Love is love I guess-and differs between different characters-Beren and Lúthien’s "love" eventually led to the creation of the Kings of Númenór and the downfall of Morgoth, as well as the Fall of Doriath and Nargothrond, and the deaths of Finrod, Thingol, Mablung and others. (Though neither was consciously "aware" of the effect their love would have on the world-any such thoughts were of course superfluous for whatever would be, would be, all that mattered to Beren and Lúthien was that they loved each other, and if this love played a greater part in the History of Arda than other loves then so be it, nor does this make their love greater than the love of others.) Though, generally speaking, love was the greatest weapon against evil, being the thing which evil could neither overcome or achieve itself (it could achieve great physical power, for example, and so overcome it's enemies in that way, but it could never overcome it's enemies in matters pertaining to the heart and thus could be defeated via love, and it eventually was, by the love of Beren and Lúthien, Tuor and Idril, Húrin and Morwen, Eärendil and Elwing and many others.)

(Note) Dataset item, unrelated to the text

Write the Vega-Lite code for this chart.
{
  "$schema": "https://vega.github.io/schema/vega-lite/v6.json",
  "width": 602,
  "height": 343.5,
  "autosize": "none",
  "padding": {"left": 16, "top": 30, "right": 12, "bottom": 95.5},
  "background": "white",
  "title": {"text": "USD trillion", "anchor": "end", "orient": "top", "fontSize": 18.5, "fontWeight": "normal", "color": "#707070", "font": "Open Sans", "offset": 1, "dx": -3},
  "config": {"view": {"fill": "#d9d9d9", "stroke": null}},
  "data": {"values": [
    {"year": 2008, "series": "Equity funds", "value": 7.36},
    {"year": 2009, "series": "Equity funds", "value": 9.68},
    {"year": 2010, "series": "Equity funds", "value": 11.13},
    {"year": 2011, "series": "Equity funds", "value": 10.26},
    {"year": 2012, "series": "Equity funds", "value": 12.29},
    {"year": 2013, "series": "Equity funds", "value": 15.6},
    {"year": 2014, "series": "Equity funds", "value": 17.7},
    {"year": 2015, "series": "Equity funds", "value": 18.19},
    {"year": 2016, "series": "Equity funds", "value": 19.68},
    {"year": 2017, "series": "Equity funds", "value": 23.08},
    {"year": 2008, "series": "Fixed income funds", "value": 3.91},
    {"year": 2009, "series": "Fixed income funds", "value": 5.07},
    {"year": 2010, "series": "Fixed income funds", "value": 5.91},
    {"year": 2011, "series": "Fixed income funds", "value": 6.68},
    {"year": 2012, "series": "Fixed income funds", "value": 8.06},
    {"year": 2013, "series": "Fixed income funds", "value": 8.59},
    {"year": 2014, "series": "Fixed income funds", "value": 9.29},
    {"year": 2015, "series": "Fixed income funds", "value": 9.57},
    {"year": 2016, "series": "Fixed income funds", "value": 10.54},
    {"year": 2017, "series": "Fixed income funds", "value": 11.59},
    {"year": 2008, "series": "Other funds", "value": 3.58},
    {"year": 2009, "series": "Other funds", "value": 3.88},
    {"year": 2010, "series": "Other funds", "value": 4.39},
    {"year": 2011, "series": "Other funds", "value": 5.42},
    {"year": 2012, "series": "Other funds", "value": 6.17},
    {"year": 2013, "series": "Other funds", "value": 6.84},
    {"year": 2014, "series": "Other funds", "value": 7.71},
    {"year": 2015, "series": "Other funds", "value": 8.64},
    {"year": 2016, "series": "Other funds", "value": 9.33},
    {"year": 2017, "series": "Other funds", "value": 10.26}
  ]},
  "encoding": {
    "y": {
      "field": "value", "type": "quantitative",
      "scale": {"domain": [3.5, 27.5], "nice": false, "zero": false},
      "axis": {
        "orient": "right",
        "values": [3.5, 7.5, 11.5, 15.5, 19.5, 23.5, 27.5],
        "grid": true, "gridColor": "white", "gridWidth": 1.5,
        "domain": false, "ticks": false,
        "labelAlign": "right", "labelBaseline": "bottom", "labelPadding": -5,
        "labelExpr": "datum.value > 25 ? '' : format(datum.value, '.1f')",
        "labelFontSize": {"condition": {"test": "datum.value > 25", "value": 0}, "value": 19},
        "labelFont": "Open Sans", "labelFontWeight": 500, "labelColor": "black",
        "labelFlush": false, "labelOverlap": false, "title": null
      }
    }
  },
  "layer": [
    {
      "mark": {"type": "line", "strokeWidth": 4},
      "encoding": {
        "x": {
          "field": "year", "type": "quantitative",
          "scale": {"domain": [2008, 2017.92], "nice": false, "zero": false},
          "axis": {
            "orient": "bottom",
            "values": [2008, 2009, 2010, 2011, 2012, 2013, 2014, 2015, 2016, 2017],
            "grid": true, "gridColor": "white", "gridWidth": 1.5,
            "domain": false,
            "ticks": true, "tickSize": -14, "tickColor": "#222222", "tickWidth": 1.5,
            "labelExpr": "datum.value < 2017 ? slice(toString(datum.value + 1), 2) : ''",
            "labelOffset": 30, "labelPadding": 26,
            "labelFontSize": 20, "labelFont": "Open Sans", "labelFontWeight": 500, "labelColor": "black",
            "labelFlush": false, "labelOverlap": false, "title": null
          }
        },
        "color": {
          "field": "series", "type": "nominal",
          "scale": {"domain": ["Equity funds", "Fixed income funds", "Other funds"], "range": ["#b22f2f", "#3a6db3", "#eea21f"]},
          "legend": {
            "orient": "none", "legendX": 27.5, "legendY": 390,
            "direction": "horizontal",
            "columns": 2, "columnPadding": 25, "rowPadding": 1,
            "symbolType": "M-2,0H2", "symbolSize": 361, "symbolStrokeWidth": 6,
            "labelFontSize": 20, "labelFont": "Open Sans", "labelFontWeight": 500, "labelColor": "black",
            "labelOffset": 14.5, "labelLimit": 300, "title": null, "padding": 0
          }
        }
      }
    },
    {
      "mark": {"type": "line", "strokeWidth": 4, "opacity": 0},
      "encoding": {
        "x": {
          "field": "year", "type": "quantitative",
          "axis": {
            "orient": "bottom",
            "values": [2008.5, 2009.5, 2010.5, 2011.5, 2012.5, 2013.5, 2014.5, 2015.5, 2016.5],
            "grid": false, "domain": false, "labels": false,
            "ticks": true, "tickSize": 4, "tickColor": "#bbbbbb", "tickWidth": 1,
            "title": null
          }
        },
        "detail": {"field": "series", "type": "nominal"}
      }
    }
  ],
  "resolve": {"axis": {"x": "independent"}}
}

As for Aldarion and Erendis-they simply grew part, partly because of their own stubborn characters, partly because of other actors and partly because of politics-such is the nature of love, I guess, it is beautiful but can also be fragile if not properly tended.

Certainly there other types of love-platonic love, between Fingon and Maedhros, Beleg and Turin and Frodo and Sam which played a part in the downfall of Morgoth and Sauron, filial love and even selfish love, however paradoxical that may sound (i.e. Fëanor and Thingol's love for the Silmarils) lead to the destruction of Morgoth.


----------



## e.Blackstar (Jul 26, 2005)

I've noticed (as in arthurian times) that there is a lot of courtley love.

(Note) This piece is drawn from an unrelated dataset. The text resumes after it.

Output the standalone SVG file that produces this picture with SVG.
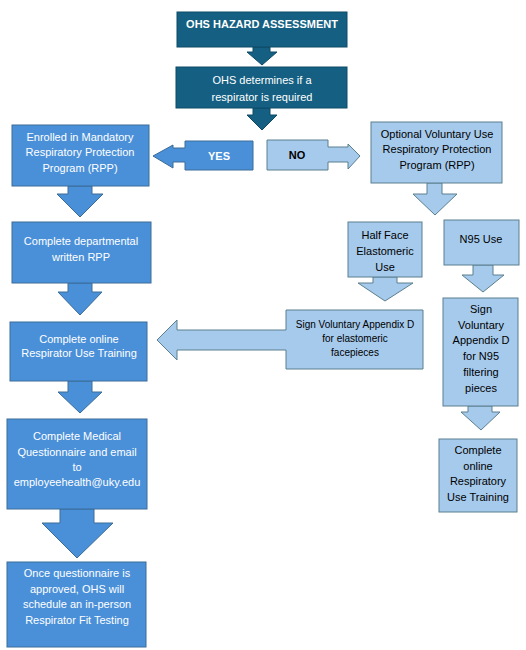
<svg xmlns="http://www.w3.org/2000/svg" width="526" height="650" viewBox="0 0 526 650">
<style>
.dark{fill:#156082;stroke:#0e4a66;stroke-width:1}
.mid{fill:#4a90d9;stroke:#3a6c98;stroke-width:1}
.light{fill:#a6caec;stroke:#5b7f8e;stroke-width:1}
text{font-family:"Liberation Sans",Arial,sans-serif;font-size:11px;text-anchor:middle;dominant-baseline:central}
.w{fill:#ffffff}
.k{fill:#000000}
.b{font-weight:bold}
</style>
<rect width="526" height="650" fill="#ffffff"/>
<g id="connectors">
<polygon class="dark" points="253,47 270,47 270,52 277,52 262,65 247,52 253,52"/>
<polygon class="dark" points="253,108 270,108 270,115 277,115 262,130 247,115 253,115"/>
<polygon class="mid" points="68,186 92,186 92,194 103,194 80,217 57,194 68,194"/>
<polygon class="mid" points="68,283 92,283 92,292 102,292 80,315 58,292 68,292"/>
<polygon class="mid" points="68,381 92,381 92,392 102,392 80,413 58,392 68,392"/>
<polygon class="mid" points="60,509 94,509 94,523 113,523 77,558 42,523 60,523"/>
<polygon class="light" points="427,183 442,183 442,194 457,194 435,215 413,194 427,194"/>
<polygon class="light" points="373,277 397,277 397,283 413,283 385,301 358,283 373,283"/>
<polygon class="light" points="473,265 493,265 493,275 504,275 483,292 462,275 473,275"/>
<polygon class="light" points="468,406 492,406 492,412 500,412 481,430 461,412 468,412"/>
</g>
<g id="n-hazard">
<rect class="dark" x="177" y="12" width="170" height="35"/>
<text class="w b" x="262" y="24">OHS HAZARD ASSESSMENT</text>
</g>
<g id="n-determines">
<rect class="dark" x="176" y="67" width="171" height="41"/>
<text class="w" x="262" y="80">OHS determines if a</text>
<text class="w" x="262" y="97">respirator is required</text>
</g>
<g id="n-yes">
<path class="mid" d="M253,141 L253,170 L185,170 L185,162 L173,162 L173,168 L153,156 L173,145 L173,148 L185,148 L185,141 Z"/>
<text class="w b" x="219" y="156">YES</text>
</g>
<g id="n-no">
<path class="light" d="M267,140 L328,140 L328,147 L348,147 L348,144 L360,156 L348,169 L348,162 L328,162 L328,170 L267,170 Z"/>
<text class="k b" x="297" y="155">NO</text>
</g>
<g id="n-mandatory">
<rect class="mid" x="12" y="125" width="137" height="61"/>
<text class="w" x="80" y="137">Enrolled in Mandatory</text>
<text class="w" x="80" y="152">Respiratory Protection</text>
<text class="w" x="80" y="168">Program (RPP)</text>
</g>
<g id="n-optional">
<rect class="light" x="371" y="122" width="131" height="61"/>
<text class="k" x="437" y="134">Optional Voluntary Use</text>
<text class="k" x="437" y="149">Respiratory Protection</text>
<text class="k" x="437" y="165">Program (RPP)</text>
</g>
<g id="n-departmental">
<rect class="mid" x="12" y="222" width="139" height="61"/>
<text class="w" x="81" y="241">Complete departmental</text>
<text class="w" x="81" y="257">written RPP</text>
</g>
<g id="n-halfface">
<rect class="light" x="348" y="222" width="74" height="55"/>
<text class="k" x="385" y="235">Half Face</text>
<text class="k" x="385" y="251">Elastomeric</text>
<text class="k" x="385" y="267">Use</text>
</g>
<g id="n-n95">
<rect class="light" x="444" y="220" width="75" height="45"/>
<text class="k" x="481" y="239">N95 Use</text>
</g>
<g id="n-sign-elasto">
<path class="light" d="M423,310 L423,369 L286,369 L286,350 L177,350 L177,360 L157,340 L177,320 L177,330 L286,330 L286,310 Z"/>
<text class="k" x="355" y="324" style="font-size:10px">Sign Voluntary Appendix D</text>
<text class="k" x="355" y="338" style="font-size:10px">for elastomeric</text>
<text class="k" x="355" y="352" style="font-size:10px">facepieces</text>
</g>
<g id="n-sign-n95">
<rect class="light" x="443" y="298" width="75" height="108"/>
<text class="k" x="481" y="309">Sign</text>
<text class="k" x="481" y="325">Voluntary</text>
<text class="k" x="481" y="340">Appendix D</text>
<text class="k" x="481" y="356">for N95</text>
<text class="k" x="481" y="372">filtering</text>
<text class="k" x="481" y="388">pieces</text>
</g>
<g id="n-training">
<rect class="mid" x="10" y="322" width="137" height="59"/>
<text class="w" x="79" y="339">Complete online</text>
<text class="w" x="79" y="353">Respirator Use Training</text>
</g>
<g id="n-training-right">
<rect class="light" x="439" y="439" width="78" height="73"/>
<text class="k" x="478" y="450">Complete</text>
<text class="k" x="478" y="466">online</text>
<text class="k" x="478" y="481">Respiratory</text>
<text class="k" x="478" y="497">Use Training</text>
</g>
<g id="n-medical">
<rect class="mid" x="7" y="419" width="140" height="90"/>
<text class="w" x="77" y="436">Complete Medical</text>
<text class="w" x="77" y="452">Questionnaire and email</text>
<text class="w" x="77" y="467">to</text>
<text class="w" x="77" y="482">employeehealth@uky.edu</text>
</g>
<g id="n-fit">
<rect class="mid" x="7" y="562" width="139" height="85"/>
<text class="w" x="77" y="573">Once questionnaire is</text>
<text class="w" x="77" y="589">approved, OHS will</text>
<text class="w" x="77" y="604">schedule an in-person</text>
<text class="w" x="77" y="620">Respirator Fit Testing</text>
</g>
</svg>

Like Gimli:Galadriel, or Aragorn to Eowyn.


----------



## Confusticated (Jul 26, 2005)

Thats called "courtley" is it? I prefer _ego-boosting_.  

As for Aldarion, he was like most men from what I have seen. Seemed like a curse to Erendis that she loved him, and whatever kind of love it was I think it was tainted, not like Beren and Luthien's. And I think its obvious they never loved eachother as much.

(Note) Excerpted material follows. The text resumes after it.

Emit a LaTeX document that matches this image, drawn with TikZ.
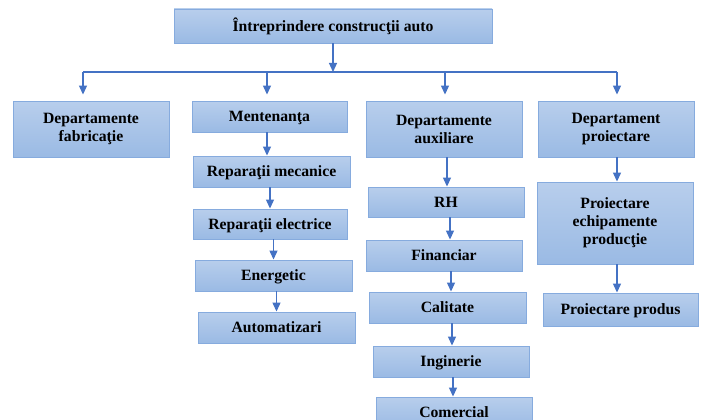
\documentclass[tikz,border=0pt]{standalone}
\usepackage{fontspec}
\setmainfont{Liberation Serif}
\usetikzlibrary{arrows.meta}
\definecolor{filltop}{HTML}{B8CEEC}
\definecolor{fillbot}{HTML}{9ABAE4}
\definecolor{edgeblue}{HTML}{86ABDE}
\definecolor{arrowblue}{HTML}{4472C4}
\tikzset{
  unit/.style={draw=edgeblue, line width=0.9pt, top color=filltop, bottom color=fillbot,
    align=center, inner sep=0pt, text=black,
    font=\fontsize{15.7}{18}\selectfont\bfseries},
  oneline/.style={unit, text height=10.3pt, text depth=0pt},
  link/.style={draw=arrowblue, line width=1.2pt, -{Triangle[width=8pt,length=9pt]}},
  bus/.style={draw=arrowblue, line width=1.2pt}
}
\begin{document}
\begin{tikzpicture}[x=1pt,y=-1pt]
\useasboundingbox (0,0) rectangle (704,420);
\clip (0,0) rectangle (704,420);
\fill[white] (0,0) rectangle (704,420);

% top level
\node[oneline, minimum width=318pt, minimum height=34pt] (top) at (333,26) {Întreprindere construcţii auto};

% departments
\node[unit, minimum width=156pt, minimum height=56pt] (fab) at (91,129) {Departamente\\fabricaţie};
\node[oneline, minimum width=155pt, minimum height=31pt] (ment) at (269.5,116.5) {Mentenanţa};
\node[unit, minimum width=156pt, minimum height=56pt] (aux) at (444,129) {Departamente\\auxiliare};
\node[unit, minimum width=156pt, minimum height=56pt] (proj) at (616,129) {Departament\\proiectare};

% maintenance
\node[oneline, minimum width=157pt, minimum height=31pt] (mec) at (271.5,171.5) {Reparaţii mecanice};
\node[oneline, minimum width=154pt, minimum height=30pt] (ele) at (270,224) {Reparaţii electrice};
\node[oneline, minimum width=157pt, minimum height=31pt] (ener) at (273.5,275.5) {Energetic};
\node[oneline, minimum width=157pt, minimum height=31pt] (autom) at (276.5,327.5) {Automatizari};

% auxiliary departments
\node[oneline, minimum width=156pt, minimum height=30pt] (rh) at (446,202) {RH};
\node[oneline, minimum width=156pt, minimum height=31pt] (fin) at (444,255.5) {Financiar};
\node[oneline, minimum width=157pt, minimum height=31pt] (cal) at (447.5,307.5) {Calitate};
\node[oneline, minimum width=156pt, minimum height=31pt] (ing) at (451,361.5) {Inginerie};
\node[oneline, minimum width=156pt, minimum height=31pt] (com) at (454,412.5) {Comercial};

% design
\node[unit, minimum width=156pt, minimum height=82pt] (pech) at (615,223) {Proiectare\\echipamente\\producţie};
\node[oneline, minimum width=155pt, minimum height=33pt] (pprod) at (620.5,309.5) {Proiectare produs};

% distribution bus
\coordinate (hub) at (333,72);
\coordinate (b1) at (83,72);
\coordinate (b2) at (267,72);
\coordinate (b3) at (445,72);
\coordinate (b4) at (617,72);
\draw[link] (top.south) -- (hub);
\draw[bus] (b1) -- (b4);
\draw[link, shorten >=6pt] (b1) -- (b1 |- fab.north);
\draw[link, shorten >=6pt] (b2) -- (b2 |- ment.north);
\draw[link, shorten >=6pt] (b3) -- (b3 |- aux.north);
\draw[link, shorten >=6pt] (b4) -- (b4 |- proj.north);

% chains
\draw[link] (ment.south -| 267,0) -- (mec.north -| 267,0);
\draw[link] (mec.south -| ele.north) -- (ele.north);
\draw[link] (ele.south -| ener.north) -- (ener.north);
\draw[link] (ener.south -| autom.north) -- (autom.north);

\draw[link] (aux.south -| 447,0) -- (rh.north -| 447,0);
\draw[link] (rh.south -| 450,0) -- (fin.north -| 450,0);
\draw[link] (fin.south -| 451,0) -- (cal.north -| 451,0);
\draw[link] (cal.south -| 452,0) -- (ing.north -| 452,0);
\draw[link] (ing.south -| 453,0) -- (com.north -| 453,0);

\draw[link] (proj.south -| 617,0) -- (pech.north -| 617,0);
\draw[link] (pech.south -| 617,0) -- (pprod.north -| 617,0);
\end{tikzpicture}
\end{document}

But yeah I think love was an important factor to the characters, and to the stories with Luthien and Beren, then later Aragorn and Arwen. In those cases it had direct impact on the history of Middle-earth in the fight against evil. And like Inderjit pointed out, in cases like Sam and Frodo, maybe the best example.


----------



## Shireman D (Jul 29, 2005)

JRRT's tombstone is marked Beren and Mrs. T's Luthien: that seems a pretty big hint seeing how devoted they were to each other.


----------



## Ingwë (Aug 10, 2005)

And we mustn't forget Maeglin and Idril. He loved her when he met her in Gondolin. But she is daughter of his mother's brother so their love is impossible and Idril doesn't love him. And so Maeglin betrayed Gondolin - because of the love. What a sad story!...


----------



## Aglarband (Aug 25, 2005)

How about the Elves love of Middle-earth and the Silmarils? That is like, the first age...


----------



## Ingwë (Aug 25, 2005)

Aglarband said:


> How about the Elves love of Middle-earth and the Silmarils? That is like, the first age.


Well, I don't think it is a love. It is not the love between male and female, love between friends or other love. 
The light of the Two Trees was in the Silmarilli. The Elves and the Men went to the light. You know about the Men. And I think it is so about the Elves. They go to the light, stars. The Two Trees were the light itself. I think that the Elves of Middle earth who have never gone to Valinor and therefore they have never seen the Lights of the Two Trees wanted to see it through the Jewels. That's why they wanted to take them  
It will be interesting if I see comments on my post by our great Tolkienologists. Some critics?


----------